Cuccinelli made the latest in a series of policy announcements —this one focusing on education. The Attorney General says students in disadvantaged areas are dropping out of school at an alarming rate. Others just aren't getting the same level of education as their peers. He wants to change that—in part, by empowering parents through four reforms.
"One, is to restart the school--to convert it to a charter school in place. The second, is closure--allowing students to attend better performing public schools. The third is reform to replace the leadership at the school and provide flexibility for reforms or changes right there at the school. And the fourth is school choice to provide opportunity scholarships to allow parents to enroll students in the public schools of their choice or tax credits to enroll in the private schools of their choice," he said.
Cuccinelli says it's time to rewrite the SOLs and provide incentives for teachers who excel. In May, McAuliffe unveiled his education plan, which includes SOL reforms. But on Tuesday the Democrat rolled out a biotech and innovation policy geared toward making it easier for researchers to bring their ideas to Virginia.

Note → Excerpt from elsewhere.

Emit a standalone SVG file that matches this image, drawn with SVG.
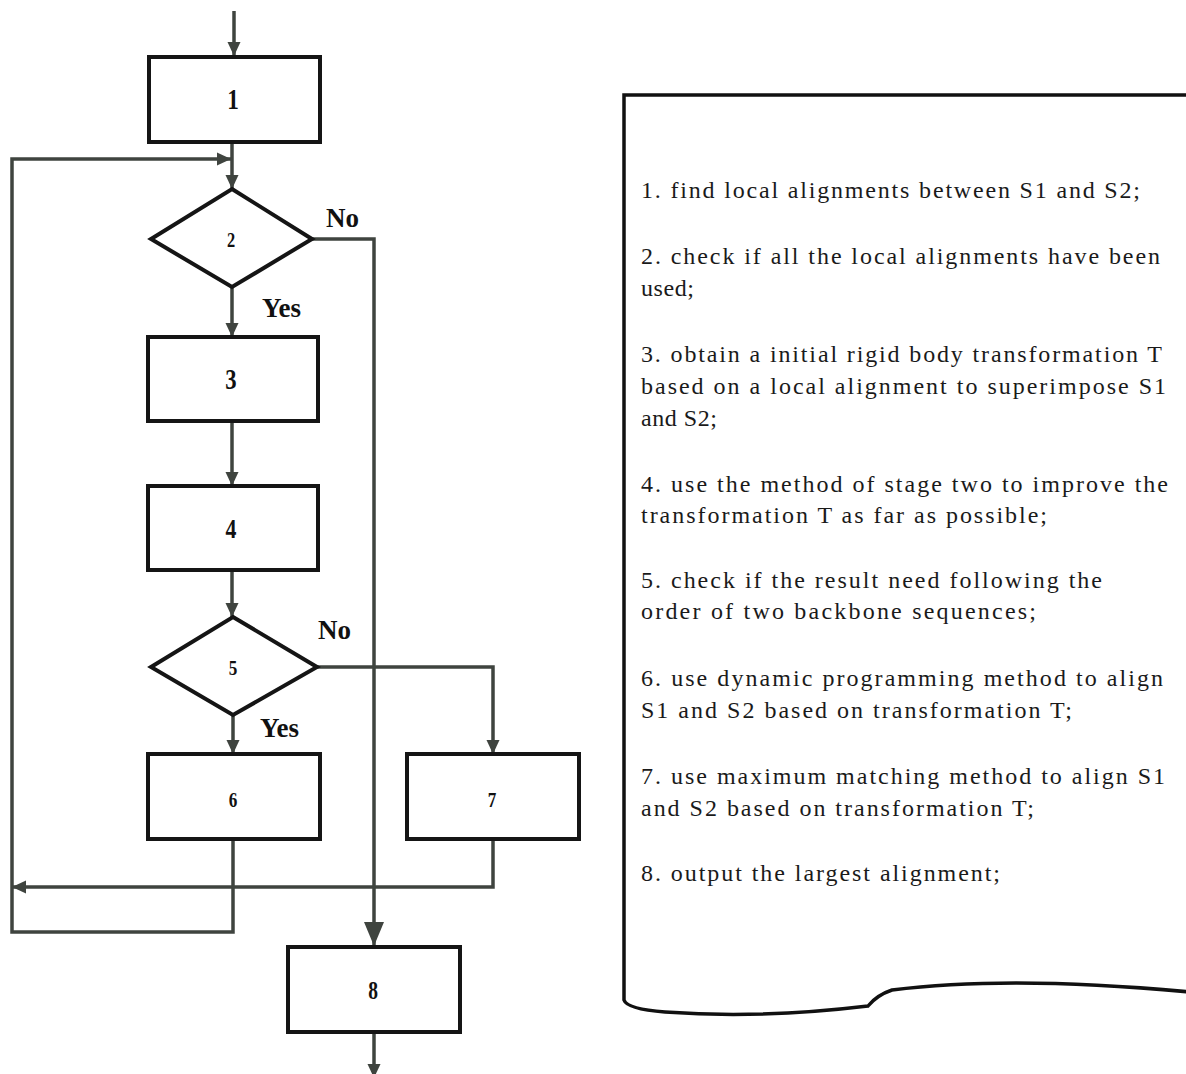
<svg xmlns="http://www.w3.org/2000/svg" width="1186" height="1074" viewBox="0 0 1186 1074">
<style>
.box{fill:#fff;stroke:#151515;stroke-width:4}
.dia{fill:#fff;stroke:#151515;stroke-width:4;stroke-linejoin:miter}
.num{font-family:"Liberation Serif",serif;font-weight:bold;fill:#111;text-anchor:middle}
.lbl{font-family:"Liberation Serif",serif;font-weight:bold;font-size:27px;fill:#111}
.con{fill:none;stroke:#3f443f;stroke-width:3.5}
.txt{font-family:"Liberation Serif",serif;font-size:24px;fill:#1a1a1a}
.doc{fill:none;stroke:#111;stroke-width:3.5}
</style>
<defs>
<marker id="arr" viewBox="0 0 14 14" refX="14" refY="7" markerWidth="14" markerHeight="14" markerUnits="userSpaceOnUse" orient="auto">
<path d="M0,0.5 L14,7 L0,13.5 z" fill="#3f443f"/>
</marker>
<marker id="arrBig" viewBox="0 0 24 20" refX="24" refY="10" markerWidth="24" markerHeight="20" markerUnits="userSpaceOnUse" orient="auto">
<path d="M0,0 L24,10 L0,20 z" fill="#3f443f"/>
</marker>
</defs>
<rect width="1186" height="1074" fill="#fff"/>

<g id="connectors">
<path class="con" d="M234 11 V56" marker-end="url(#arr)"/>
<path class="con" d="M232 143 V189" marker-end="url(#arr)"/>
<path class="con" d="M233 840 V932 H12 V159 H231" marker-end="url(#arr)"/>
<path class="con" d="M493 840 V887 H12" marker-end="url(#arr)"/>
<path class="con" d="M312 239 H374 V946" marker-end="url(#arrBig)"/>
<path class="con" d="M232 287 V337" marker-end="url(#arr)"/>
<path class="con" d="M232 421 V486" marker-end="url(#arr)"/>
<path class="con" d="M232 570 V617" marker-end="url(#arr)"/>
<path class="con" d="M317 667 H493 V754" marker-end="url(#arr)"/>
<path class="con" d="M233 715 V754" marker-end="url(#arr)"/>
<path class="con" d="M374 1032 V1078" marker-end="url(#arr)"/>
<text class="lbl" x="326" y="227">No</text>
<text class="lbl" x="262" y="317">Yes</text>
<text class="lbl" x="318" y="639">No</text>
<text class="lbl" x="260" y="737">Yes</text>
</g>

<g id="node1"><rect class="box" x="149" y="57" width="171" height="85"/><text class="num" transform="translate(233,109) scale(0.8,1)" font-size="29">1</text></g>
<g id="node2"><polygon class="dia" points="232,189 312,239 232,287 151,239"/><text class="num" transform="translate(231,247) scale(0.78,1)" font-size="21">2</text></g>
<g id="node3"><rect class="box" x="148" y="337" width="170" height="84"/><text class="num" transform="translate(231,389) scale(0.78,1)" font-size="29">3</text></g>
<g id="node4"><rect class="box" x="148" y="486" width="170" height="84"/><text class="num" transform="translate(231,538) scale(0.78,1)" font-size="28">4</text></g>
<g id="node5"><polygon class="dia" points="233,617 317,667 233,715 151,667"/><text class="num" transform="translate(233,675) scale(0.78,1)" font-size="22">5</text></g>
<g id="node6"><rect class="box" x="148" y="754" width="172" height="85"/><text class="num" transform="translate(233,807) scale(0.78,1)" font-size="22">6</text></g>
<g id="node7"><rect class="box" x="407" y="754" width="172" height="85"/><text class="num" transform="translate(492,807) scale(0.78,1)" font-size="22">7</text></g>
<g id="node8"><rect class="box" x="288" y="947" width="172" height="85"/><text class="num" transform="translate(373,999) scale(0.78,1)" font-size="25">8</text></g>

<g id="legend">
<path class="doc" d="M1190 95 H624 V1000 Q627 1009 665 1012 Q760 1019 868 1006 Q877 995 892 990 Q1010 975 1190 992"/>
<text class="txt" x="641" y="198" textLength="499" lengthAdjust="spacing">1. find local alignments between S1 and S2;</text>
<text class="txt" x="641" y="264" textLength="519" lengthAdjust="spacing">2. check if all the local alignments have been</text>
<text class="txt" x="641" y="296" textLength="53" lengthAdjust="spacing">used;</text>
<text class="txt" x="641" y="362" textLength="521" lengthAdjust="spacing">3. obtain a initial rigid body transformation T</text>
<text class="txt" x="641" y="394" textLength="525" lengthAdjust="spacing">based on a local alignment to superimpose S1</text>
<text class="txt" x="641" y="426" textLength="76" lengthAdjust="spacing">and S2;</text>
<text class="txt" x="641" y="492" textLength="527" lengthAdjust="spacing">4. use the method of stage two to improve the</text>
<text class="txt" x="641" y="523" textLength="406" lengthAdjust="spacing">transformation T as far as possible;</text>
<text class="txt" x="641" y="588" textLength="461" lengthAdjust="spacing">5. check if the result need following the</text>
<text class="txt" x="641" y="619" textLength="395" lengthAdjust="spacing">order of two backbone sequences;</text>
<text class="txt" x="641" y="686" textLength="522" lengthAdjust="spacing">6. use dynamic programming method to align</text>
<text class="txt" x="641" y="718" textLength="431" lengthAdjust="spacing">S1 and S2 based on transformation T;</text>
<text class="txt" x="641" y="784" textLength="524" lengthAdjust="spacing">7. use maximum matching method to align S1</text>
<text class="txt" x="641" y="816" textLength="393" lengthAdjust="spacing">and S2 based on transformation T;</text>
<text class="txt" x="641" y="881" textLength="359" lengthAdjust="spacing">8. output the largest alignment;</text>
</g>
</svg>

Meantime, during Cuccinelli's campaign stop in Richmond , the Attorney General played verbal dodgeball with reporters, refusing to answer questions about how his office handled gas royalties in Southwest Virginia. That’s the subject of an investigation by Virginia’s Inspector General.
Critics say Cuccinelli’s office sided with and offered legal advice to energy companies attempting to cheat local landowners out of money they were due for gas drilling on their property.